### GIVEN PROBLEM
Reproduce all of the data below without alteration; exclude every picture.
* * * * * * *
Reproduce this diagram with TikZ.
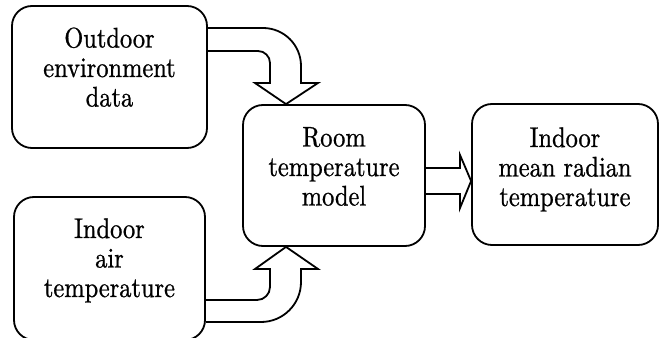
\documentclass[tikz,border=0pt]{standalone}
\usepackage{fontspec}
\newfontfamily\lmfont{lmroman10-regular.otf}[FakeBold=0.8, FakeStretch=0.86]
\begin{document}
\begin{tikzpicture}[x=1pt,y=1pt,
  box/.style={draw=black, line width=1.8pt, rounded corners=20pt, inner sep=0pt, fill=white},
  lbl/.style={align=center, inner sep=0pt, font=\lmfont\fontsize{28.4}{29.5}\selectfont},
  blockarrow/.style={draw=black, line width=1.8pt, line join=miter}]
\useasboundingbox (0,0) rectangle (660,337);
\clip (0,0) rectangle (660,337);
% boxes
\node[box, minimum width=195, minimum height=142] (out) at (109.5,260) {};
\node[box, minimum width=191, minimum height=143] (air) at (109.5,68.5) {};
\node[box, minimum width=182, minimum height=141] (room) at (334,161.5) {};
\node[box, minimum width=186, minimum height=141] (mrt) at (565,162.5) {};
% labels
\node[lbl] (outT) at (109.5,265.9) {\strut Outdoor\\environment\\data\strut};
\node[lbl] (airT) at (109.5,75.4) {\strut Indoor\\air\\temperature\strut};
\node[lbl] (roomT) at (334,166.9) {\strut Room\\temperature\\model\strut};
\node[lbl] (mrtT) at (565,166.4) {\strut Indoor\\mean radian\\temperature\strut};
% top block arrow: out -> room
\draw[blockarrow] (out.east |- 0,309) -- (263,309) arc (90:0:38) -- (301,254) -- (318,254)
  -- (286,0 |- room.north) -- (255,254) -- (270,254) -- (270,274) arc (0:90:12) -- (out.east |- 0,286);
% bottom block arrow: air -> room
\draw[blockarrow] (air.east |- 0,15) -- (261,15) arc (-90:0:40) -- (301,68) -- (318,68)
  -- (286,0 |- room.south) -- (255,68) -- (270,68) -- (270,50) arc (0:-90:13) -- (air.east |- 0,37);
% right block arrow: room -> mrt
\draw[blockarrow] (room.east |- 0,169) -- (460,169) -- (460,182) -- (mrt.west |- 0,156)
  -- (460,129) -- (460,143) -- (room.east |- 0,143);
\end{tikzpicture}
\end{document}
* * * * * * *
### RESPONSE TO THIS EXERCISE
Reproduce this diagram with TikZ.
\documentclass[tikz,border=0pt]{standalone}
\usepackage{fontspec}
\newfontfamily\lmfont{lmroman10-regular.otf}[FakeBold=0.8, FakeStretch=0.86]
\begin{document}
\begin{tikzpicture}[x=1pt,y=1pt,
  box/.style={draw=black, line width=1.8pt, rounded corners=20pt, inner sep=0pt, fill=white},
  lbl/.style={align=center, inner sep=0pt, font=\lmfont\fontsize{28.4}{29.5}\selectfont},
  blockarrow/.style={draw=black, line width=1.8pt, line join=miter}]
\useasboundingbox (0,0) rectangle (660,337);
\clip (0,0) rectangle (660,337);
% boxes
\node[box, minimum width=195, minimum height=142] (out) at (109.5,260) {};
\node[box, minimum width=191, minimum height=143] (air) at (109.5,68.5) {};
\node[box, minimum width=182, minimum height=141] (room) at (334,161.5) {};
\node[box, minimum width=186, minimum height=141] (mrt) at (565,162.5) {};
% labels
\node[lbl] (outT) at (109.5,265.9) {\strut Outdoor\\environment\\data\strut};
\node[lbl] (airT) at (109.5,75.4) {\strut Indoor\\air\\temperature\strut};
\node[lbl] (roomT) at (334,166.9) {\strut Room\\temperature\\model\strut};
\node[lbl] (mrtT) at (565,166.4) {\strut Indoor\\mean radian\\temperature\strut};
% top block arrow: out -> room
\draw[blockarrow] (out.east |- 0,309) -- (263,309) arc (90:0:38) -- (301,254) -- (318,254)
  -- (286,0 |- room.north) -- (255,254) -- (270,254) -- (270,274) arc (0:90:12) -- (out.east |- 0,286);
% bottom block arrow: air -> room
\draw[blockarrow] (air.east |- 0,15) -- (261,15) arc (-90:0:40) -- (301,68) -- (318,68)
  -- (286,0 |- room.south) -- (255,68) -- (270,68) -- (270,50) arc (0:-90:13) -- (air.east |- 0,37);
% right block arrow: room -> mrt
\draw[blockarrow] (room.east |- 0,169) -- (460,169) -- (460,182) -- (mrt.west |- 0,156)
  -- (460,129) -- (460,143) -- (room.east |- 0,143);
\end{tikzpicture}
\end{document}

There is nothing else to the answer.